In support of the proposition that its internal credit scoring models were confidential commercial information, the bank made three main arguments:

(1) A confidentiality agreement between the bank and the firm from which it licensed the models prohibited the disclosure of account management scores. The Commissioner noted that, unless the scores were determined to be exemptable under section 9(3)(b) or some other provision of the Act, the Act would supersede any such confidentiality agreement.

(2) Credit scoring models should be deemed confidential commercial information by reference to the factors commonly considered by the courts in determining what constitutes a "trade secret" or in distinguishing between "commercial" and "business" information. In this context, the bank demonstrated to the Commissioner's satisfaction that it and other financial institutions did genuinely regard their internal credit scoring models as proprietary, confidential commercial information, analogous to trade secrets, and did treat and protect them accordingly. The Commissioner noted that he found this argument particularly compelling in making his determinations.

(3) The experience of other jurisdictions is instructive and supports the bank's position that credit scores should not be released. The Commissioner noted that, though practices in other countries ought not determine what rules should apply in Canada or how our own Act should be interpreted, he had nevertheless found the experience of other jurisdictions helpful in satisfying him that the depiction of internal credit scoring models as confidential commercial information was neither fanciful nor disingenuous.

In support of the proposition that releasing internal credit scores could reveal the models by which they were generated, the bank presented a forensic analysis of the risk of fraud contingent upon the availability of credit scores. That analysis concluded that, if internal credit scores were readily available, the integrity of a credit scoring model could be compromised on the basis of a relatively small number of known scores generated by the model. The Commissioner's Office consulted an expert in the field of algorithms, who found this conclusion to be correct on the whole and affirmed that access to customized credit scores would definitely make it easier to approximate a bank's model.

Commissioner's Findings

Issued July 22, 2002

Jurisdiction: As of January 1, 2001, the Personal Information Protection and Electronic Documents Act applies to any federal work, undertaking, or business. The Commissioner had jurisdiction in this case because banks are federal works, undertakings, or businesses as defined in the Act.

Application: Principle 4.9 states that, upon request, an individual must be informed of the existence, use, and disclosure of his or her personal information and must be given access to that information.
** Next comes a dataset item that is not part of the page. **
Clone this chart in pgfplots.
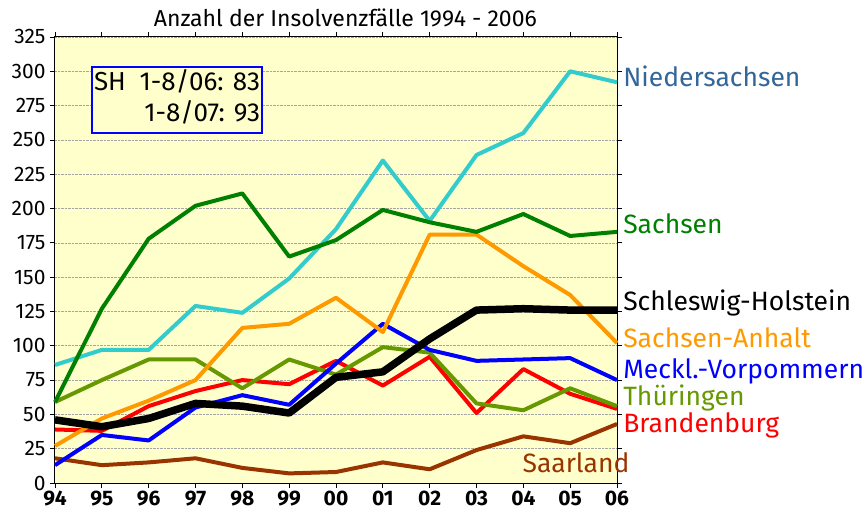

Section 9(3)(b) is an exemption provision stipulating that an organization is not required to give access to personal information if to do so would reveal confidential commercial information.

The Commissioner was satisfied that the bank's internal credit scoring model was confidential commercial information. Moreover, on the cumulative basis of the submissions from this and an earlier case, he was persuaded in general that customized credit scoring models internal to financial institutions should in future be deemed confidential commercial information for purposes of the Act.

On the question whether the release of credit scores would reveal the model by which they were generated, the Commissioner found as follows:

  • He noted that section 9(3)(b), by using the word "would" rather than "could" or "might", set a very high standard for justifying the withholding of personal information.
  • Though willing to admit that it was technically possible to approximate a credit scoring model from knowledge of a few scores, he was not in the least persuaded that it would ever happen.
  • Specifically, the bank's submissions had failed to convince him that fraudsters would actually go to the lengths described in the risk analysis to deceive a bank. He found it especially difficult to accept the apprehension, evidently shared by all Canadian banks, that even one's competitors in the credit-granting community would as a matter of course resort to such tactics in order to "crack" one another's credit scoring models and gain competitive advantage.
  • Nevertheless, the fact remained that the bank had stated its belief and expressed its fear of inevitable fraud through manipulation of released credit scores and its mistrust of the competitive ethics of the credit-granting community. Having personally examined the bank's credit scoring model, he had no reason to suspect ulterior motives that might be contrary to the public interest, such as fear of giving rise to controversy or embarrassment for the bank.
  • However unlikely it seemed to him that the release of credit scores would reveal the internal scoring model, it was undeniably a prospect that the Canadian banking community continued to take very seriously and that he himself was unable to refute. Moreover, he continued to see no significant harm ensuing to Canadians' privacy rights from the inability to obtain internal credit scores.
  • Given his responsibility to achieve a balance between the privacy rights of individuals and the legitimate informational interests of organizations, he considered it only fair in the circumstances to accept the proposition that the release of internal credit scores would reveal the credit scoring model on which they were based.

The Commissioner found that, in citing the section 9(3)(b) exception for confidential commercial information to refuse the complainant access to his credit score, the bank had been acting in accordance with the Act.

He concluded that the complaint was not well-founded.

Further considerations

This finding is identical to the Commissioner's finding in a previous complaint against a different bank with regard to denied access to internal credit scores.